Fact Finding Is Important for Advocacy
Our country is puppy crazy. Consumers must make a decision as to where to obtain their next furry, family member. Some consumers choose to adopt from a rescue or shelter, while some elect to purchase from a responsible breeder. Others, unfortunately, decide to purchase from an online puppy-selling broker or breeder website-this method is dangerous. When puppies are purchased from online brokers or breeders, there is a multitude of inherent risks that the consumers take such as purchasing a sick or behaviorally unhealthy puppy, not receiving the puppy that was ordered, and purchasing a puppy that was born in a puppy mill. The only way to truly know where the puppy was born is to meet the mother and see, in person, where the puppy was born. Using the “click and ship” or “click and meet” methods of purchasing a puppy and having the puppy shipped to your home or meeting the breeder in a location away from where the puppy was born, does not allow the consumer to determine if the puppy was born in a puppy mill. Meeting the mother and seeing where the puppy was born is an effective method of due diligence designed to determine if the puppy was born or not born in a puppy mill. After all, the puppy’s purchase price could be thousands of dollars, so practicing due diligence before the purchase is a logical way to protect your investment, and your heart.
Another method of due diligence, oftentimes used by animal advocates, is to request a certificate of veterinary inspection (CVI)-sometimes referred to as a health certificate. A CVI is a legal document required for animals, such as puppies, crossing state lines. The certificate’s purpose is to ensure that the animals are healthy to travel and are not showing outward signs of disease or parasites that could be harmful to the people or animals they come into contact with during transport or at the eventual destination.
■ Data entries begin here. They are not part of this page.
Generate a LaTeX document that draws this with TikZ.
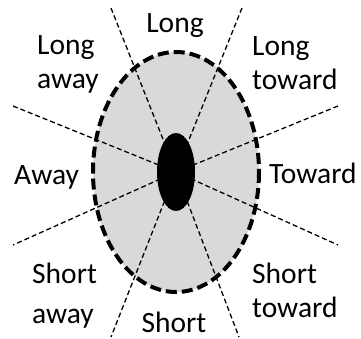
\documentclass[tikz,border=0pt]{standalone}
\usepackage{fontspec}
\setmainfont{Carlito}
\usetikzlibrary{positioning}
\definecolor{zonegray}{RGB}{217, 217, 217}

\begin{document}
\begin{tikzpicture}[x=1pt, y=-1pt,
        zone/.style={line width=1.3pt, dash pattern=on 5pt off 3pt},
        rim/.style={line width=4pt, dash pattern=on 11pt off 5pt},
        lbl/.style={anchor=base west, inner sep=0pt, align=left, font=\fontsize{29.5}{34}\selectfont}]
            \useasboundingbox (0,0) rectangle (361,339);
            \coordinate (c) at (176,172);

            % Outer area
            \fill[zonegray] (c) ellipse [x radius=83, y radius=120];

            % Direction lines
            \draw[zone] (111,8) -- (c) -- (239,337);
            \draw[zone] (242,8) -- (c) -- (111,337);
            \draw[zone] (13,106) -- (c) -- (338,245);
            \draw[zone] (338,106) -- (c) -- (13,245);

            % Rim and core
            \draw[rim] (c) ellipse [x radius=83, y radius=120];
            \fill[black] (c) ellipse [x radius=19, y radius=39];

            % Labels
            \node[lbl, anchor=base] (long) at (175,33) {Long};
            \node[lbl] (longaway) at (37,89) {Long\\away};
            \node[lbl] (longtoward) at (252,90) {Long\\toward};
            \node[lbl] (away) at (14,185) {Away};
            \node[lbl] (toward) at (269,183) {Toward};
            \node[lbl] (shortaway) at (32,323) {Short\\[6pt]away};
            \node[lbl] (shorttoward) at (252,317) {Short\\toward};
            \node[lbl, anchor=base] (short) at (174,332) {Short};
        \end{tikzpicture}
\end{document}
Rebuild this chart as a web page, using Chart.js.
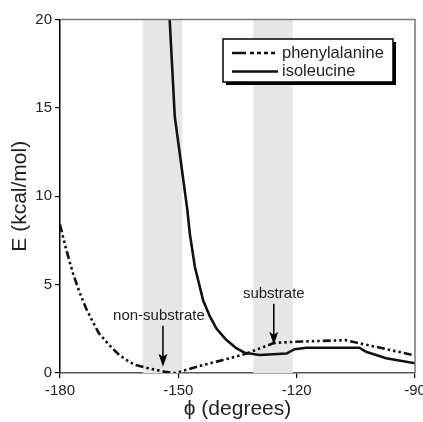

Animal advocates obtain these CVIs by performing a Freedom of Information Act (FOIA) request through a state’s Department of Agriculture. For example, if a puppy was born in Missouri and sold or shipped to a customer in Illinois, such as a broker, pet store, or consumer, a veterinarian in the state of Missouri must evaluate the puppy and complete a CVI before the puppy is shipped to the end location. CVIs are important for animal advocates and consumers as it documents the breeder or broker’s information in Missouri and the purchasing customer’s information in Illinois. Having access to the breeder or broker’s identity allows the consumer and animal advocates to carryout due diligence and research the breeder or broker’s history and reputation. BUT, there is a catch-there is often a fee for obtaining a CVI. Each state’s Department of Agriculture can charge a fee for obtaining and delivering a CVI to the requesting party. Is this fee worth it?
If you are a consumer practicing due diligence before you purchase a puppy, knowing the breeder or broker’s information may assist you in determining if the breeder is responsible or if the broker utilizes large scale, commercial breeders to fill consumer’s orders. Knowing the broker or breeder’s name allows you to conduct an online search or search the USDA database that houses breeder inspection reports. Having this information is an important piece to the puzzle when determining in what type of facility your puppy was born. For example, if the CVI states the breeder or broker is John Doe from 666 Puppy Mill Lane in Lancaster, Pennsylvania, you can search John Doe’s USDA inspection reports and see that he had 167 adult dogs and 123 puppies on his property during his last USDA inspection. This data may help you decide that John Doe is operating a large scale, commercial-breeding facility-otherwise known as, a puppy mill.
Animal advocates frequently request numerous CVIs in their research to help build a database to track questionable breeders and brokers. Requesting multiple CVIs can be extremely expensive with invoices in the hundred’s dollars for multiple CVIs or even $59 for one CVI-that is expensive! So why is it so expensive? Is it the state’s Department of Agriculture’s attempt to dissuade non-profit advocacy groups from researching their state’s breeders? Is it really labor intensive for office staff to retrieve CVIs from an electronic database? Does it require extensive manpower to review FOIA requests and obtain CVIs for the public’s viewing? Is it a way for government to make money? Regardless of the cost, the data obtained from the CVI is invaluable to animal advocates and the consumers. Please consider donating to Stop Online Puppy Mills to assist in deferring the costs of obtaining CVIs and making FOIA requests. In addition, if you are a consumer, and you are about to purchase a puppy from a questionable source, please do your due diligence and obtain the information about your breeder and broker BEFORE purchasing the puppy. If you determine your puppy comes from an irresponsible source, the cost of due diligence PRIOR to purchase could save you a lot of money and heartache in the end.